International criminal courts expert speaks at UNL about high profile war crimes case
Story and photos by Jacob Bryant, NewsNetNebraska
James Johnson, an international criminal courts expert, spoke to a crowd at McCollum Hall on Monday about his experiences working on the special court for Sierra Leone, the third international tribunal of modern time.
Johnson, a UNL alumnus, served as the chief of prosecutions for the special court for Sierra Leone. Through this court, a special chamber tried, and eventually convicted, Charles Taylor, the former president of Liberia, on 11 counts of aiding and abetting during a civil war with neighboring Sierra Leone. Taylor is serving 50 years in the UK for his crimes.
Unlike past tribunals, the special court was built on location in Sierra Leone, where all the work would be done. “If you want justice to be seen, you must go to where the crime took place,” Johnson said.

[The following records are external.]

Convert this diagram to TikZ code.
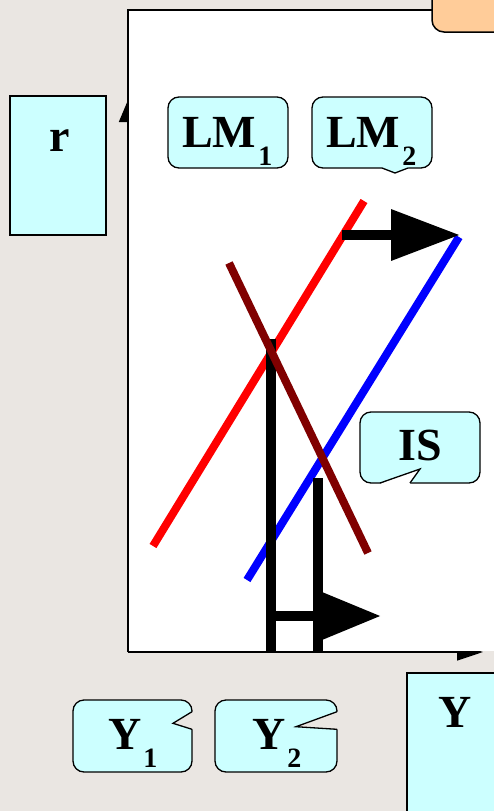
\documentclass[tikz,border=0pt]{standalone}
\usepackage{fontspec}
\setmainfont{Liberation Serif}
\usetikzlibrary{arrows.meta}
\definecolor{slidegray}{HTML}{EAE6E2}
\definecolor{boxcyan}{HTML}{CCFFFF}
\definecolor{boxorange}{HTML}{FFCC99}
\definecolor{isred}{HTML}{800000}
\tikzset{
  callout/.style={draw=black,fill=boxcyan,line width=1.3pt,rounded corners=11pt},
  notch/.style={line width=1.3pt,line join=miter},
  txt/.style={anchor=base west,inner sep=0pt,font=\bfseries\fontsize{46}{46}\selectfont},
  lmcurve/.style={line width=8pt},
  shiftarrow/.style 2 args={line width=10pt,-{Triangle[length=#1,width=#2]}}
}
\newcommand{\lowsub}[1]{\kern2pt\raisebox{-18pt}{\fontsize{28}{28}\selectfont #1}}

\begin{document}
\begin{tikzpicture}[x=1pt,y=-1pt]
	\useasboundingbox (0,0) rectangle (494,811);
	\clip (0,0) rectangle (494,811);
	\fill [slidegray] (0,0) rectangle (494,811);
	% axes, half hidden by the plot area
	\draw [line width=1.7pt,-{Triangle[length=22pt,width=18pt]}] (128,652) -- (128,100);
	\draw [line width=1.7pt,-{Triangle[length=26pt,width=17pt]}] (128,652) -- (483,652);
	\fill [white] (128,651.2) rectangle (520,10);
	\draw [line width=1.7pt] (128,652) -- (128,10) -- (520,10);
	\draw [fill=boxorange,line width=1.5pt,rounded corners=12pt] (432,-20) rectangle (520,32);
	% labels
	\draw [fill=boxcyan,line width=1.2pt] (10,96) rectangle (106,235);
	\node [txt] (r) at (49,151) {r};
	\draw [callout] (168,97) rectangle (288,168);
	\node [txt] (lm1) at (182,147) {LM\lowsub{1}};
	\draw [callout] (312,97) rectangle (432,168);
	\fill [boxcyan] (382,166) -- (408,166) -- (408,168) -- (395,173) -- (382,168) -- cycle;
	\draw [notch] (382,168) -- (395,173) -- (408,168);
	\node [txt] (lm2) at (326,147) {LM\lowsub{2}};
	\draw [callout] (360,412) rectangle (480,483);
	\fill [white] (410,483.8) -- (420,469) -- (380,483.8) -- cycle;
	\draw [notch] (410,483) -- (420,469) -- (380,483);
	\node [txt] (is) at (398,460) {IS};
	% curves
	\draw [lmcurve,red] (153,546) -- (364,201);
	\draw [lmcurve,blue] (247,580) -- (459,237);
	\coordinate (lmtail) at (342,235);
	\coordinate (lmtip) at (460,235);
	\draw [shiftarrow={69pt}{49pt}] (lmtail) -- (lmtip);
	\draw [line width=10pt] (271,339) -- (271,652);
	\draw [line width=10pt] (318,478) -- (318,652);
	\coordinate (ytail) at (271,616);
	\coordinate (ytip) at (381,616);
	\draw [shiftarrow={59pt}{45pt}] (ytail) -- (ytip);
	\draw [lmcurve,isred] (229,263) -- (368,553);
	% output labels
	\draw [callout] (73,700) rectangle (192,772);
	\fill [slidegray] (192.8,711.7) -- (173,723.3) -- (192.8,729.3) -- cycle;
	\draw [notch] (192,711.7) -- (173,723.3) -- (192,729.3);
	\node [txt] (y1) at (108,749) {Y\lowsub{1}};
	\draw [callout] (215,700) rectangle (337,772);
	\fill [slidegray] (337.8,711.7) -- (296,726.7) -- (337.8,729.3) -- cycle;
	\draw [notch] (337,711.7) -- (296,726.7) -- (337,729.3);
	\node [txt] (y2) at (252,749) {Y\lowsub{2}};
	\draw [fill=boxcyan,line width=1.3pt] (407,673) rectangle (520,830);
	\node [txt] (y) at (438,727) {Y};
\end{tikzpicture}
\end{document}
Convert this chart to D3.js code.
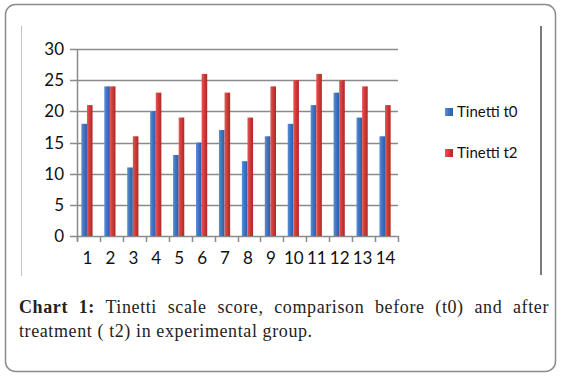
<!DOCTYPE html>
<html>
<head>
<meta charset="UTF-8">
<script src="https://d3js.org/d3.v7.min.js"></script>
<style>
  body { margin: 0; background: #fff; }
  #wrap { position: relative; width: 561px; height: 377px; }
  .caption {
    position: absolute; left: 19px; top: 295px; width: 530px;
    font-family: "Liberation Serif", "DejaVu Serif", serif;
    font-size: 18px; line-height: 24px; color: #222; letter-spacing: 0.6px;
  }
  .caption .l1 { text-align: justify; text-align-last: justify; }
</style>
</head>
<body>
<div id="wrap">
  <div id="chart"></div>
  <div class="caption">
    <div class="l1"><b>Chart 1:</b> Tinetti scale score, comparison before (t0) and after</div>
    <div>treatment ( t2) in experimental group.</div>
  </div>
</div>
<script>
const categories = ["1","2","3","4","5","6","7","8","9","10","11","12","13","14"];
const t0 = [18, 24, 11, 20, 13, 15, 17, 12, 16, 18, 21, 23, 19, 16];
const t2 = [21, 24, 16, 23, 19, 26, 23, 19, 24, 25, 26, 25, 24, 21];
const seriesNames = ["Tinetti t0", "Tinetti t2"];
const yTicks = [0, 5, 10, 15, 20, 25, 30];

const svg = d3.select("#chart").append("svg")
  .attr("width", 561).attr("height", 377)
  .style("position", "absolute").style("left", 0).style("top", 0);

// gradients for the shaded bars
const defs = svg.append("defs");
const grads = [
  { id: "gBlue", stops: ["#5b8fd6", "#3f74c2", "#2c5ea8"] },
  { id: "gRed", stops: ["#e35a58", "#d13b39", "#a92a28"] }
];
grads.forEach(g => {
  const lg = defs.append("linearGradient").attr("id", g.id)
    .attr("x1", "0%").attr("x2", "100%").attr("y1", "0%").attr("y2", "0%");
  lg.append("stop").attr("offset", "0%").attr("stop-color", g.stops[0]);
  lg.append("stop").attr("offset", "45%").attr("stop-color", g.stops[1]);
  lg.append("stop").attr("offset", "100%").attr("stop-color", g.stops[2]);
});

// outer border
svg.append("rect").attr("x", 5.5).attr("y", 4.5).attr("width", 550).attr("height", 367)
  .attr("rx", 10).attr("fill", "none").attr("stroke", "#8c8c8c").attr("stroke-width", 1.5);

// chart frame sides
svg.append("line").attr("x1", 21.5).attr("x2", 21.5).attr("y1", 26).attr("y2", 276)
  .attr("stroke", "#c4c4c4").attr("stroke-width", 1);
svg.append("line").attr("x1", 541).attr("x2", 541).attr("y1", 26).attr("y2", 275)
  .attr("stroke", "#7a7a7a").attr("stroke-width", 2);

const plot = { left: 77, right: 398, top: 49, bottom: 236 };

const x = d3.scaleBand().domain(categories).range([plot.left, plot.right]).padding(0);
const y = d3.scaleLinear().domain([0, 30]).range([plot.bottom, plot.top]);

// gridlines
svg.append("g").selectAll("line").data(yTicks).join("line")
  .attr("x1", plot.left - 7).attr("x2", plot.right)
  .attr("y1", d => Math.round(y(d)) + 0.5).attr("y2", d => Math.round(y(d)) + 0.5)
  .attr("stroke", "#8a8a8a").attr("stroke-width", 1.5);

// y axis line
svg.append("line").attr("x1", plot.left + 0.5).attr("x2", plot.left + 0.5)
  .attr("y1", plot.top).attr("y2", plot.bottom + 5)
  .attr("stroke", "#8a8a8a").attr("stroke-width", 1.5);

// x tick marks
const edges = categories.map(c => x(c)).concat([plot.right]);
svg.append("g").selectAll("line").data(edges).join("line")
  .attr("x1", d => Math.round(d) + 0.5).attr("x2", d => Math.round(d) + 0.5)
  .attr("y1", plot.bottom).attr("y2", plot.bottom + 6)
  .attr("stroke", "#8a8a8a").attr("stroke-width", 1.5);

// y labels
svg.append("g").selectAll("text").data(yTicks).join("text")
  .attr("x", 64).attr("y", d => y(d) + 6)
  .attr("text-anchor", "end")
  .attr("font-family", "Lato, 'Open Sans', sans-serif").attr("font-size", 17)
  .attr("fill", "#111").text(d => d);

// x labels
svg.append("g").selectAll("text").data(categories).join("text")
  .attr("x", d => x(d) + x.bandwidth() / 2 - 1).attr("y", 264)
  .attr("text-anchor", "middle")
  .attr("font-family", "Lato, 'Open Sans', sans-serif").attr("font-size", 17)
  .attr("fill", "#111").text(d => d);

// bars
const barW = 5.6;
const sub = d3.scaleBand().domain([0, 1]).range([0, barW * 2]);
const series = [t0, t2];
const fills = ["url(#gBlue)", "url(#gRed)"];
series.forEach((vals, si) => {
  svg.append("g").selectAll("rect").data(vals).join("rect")
    .attr("x", (d, i) => x(categories[i]) + (x.bandwidth() - barW * 2) / 2 - 1.5 + sub(si))
    .attr("y", d => y(d))
    .attr("width", sub.bandwidth())
    .attr("height", d => y(0) - y(d))
    .attr("fill", fills[si]);
});

// legend
const legendY = [112, 153];
seriesNames.forEach((name, i) => {
  svg.append("rect").attr("x", 445).attr("y", legendY[i] - 4).attr("width", 8).attr("height", 8)
    .attr("fill", fills[i]);
  svg.append("text").attr("x", 457).attr("y", legendY[i] + 5)
    .attr("font-family", "Lato, 'Open Sans', sans-serif").attr("font-size", 15)
    .attr("fill", "#111").text(name);
});
</script>
</body>
</html>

Johnson laid out what many of the crimes being committed in Sierra Leone where. Child soldiers were used in the civil war and where considered to be expendable units, over 200,000 women and girls were the subject of violence in Sierra Leone alone during that time. Many of the women were pulled in to forced marriages, which Johnson explained was a step further than a sex slave. Not only were the women sex slaves to the rebel soldiers they were forced to marry, but they were also required to do all the housework for the soldiers.
Many of the civilians were put to forced labor, as well. Their main jobs were often panning and digging for blood diamonds.
“Blood diamonds wasn’t a term coined in Sierra Leone,” Johnson said. “It did become a common term in the area though.”
The primary mandate of the special court for Sierra Leone was to try those who bear the greatest responsibility for the crimes of Sierra Leone. Johnson stressed that the wording of “greatest responsibility” helped them move things along and go for the people higher up.
“We weren’t trying the soldiers on the ground who had pulled the triggers, or performed the rape,” Johnson said. “We were trying the leaders.”
A question from a member of the audience asked how they drew the line of who bore the greatest responsibility. Johnson said that who bore greatest responsibility was up to the prosecutor’s discretion.
In the end, 13 people were indicted and deemed most responsible for the crimes in Sierra Leone. Evidence was presented over the next 13 months and included over 100 witnesses. There were only 21 witnesses for the defense, including Taylor himself.
“We may have toasted a bit when we found Taylor. It’s tough to remember,” Johnson said with a smile.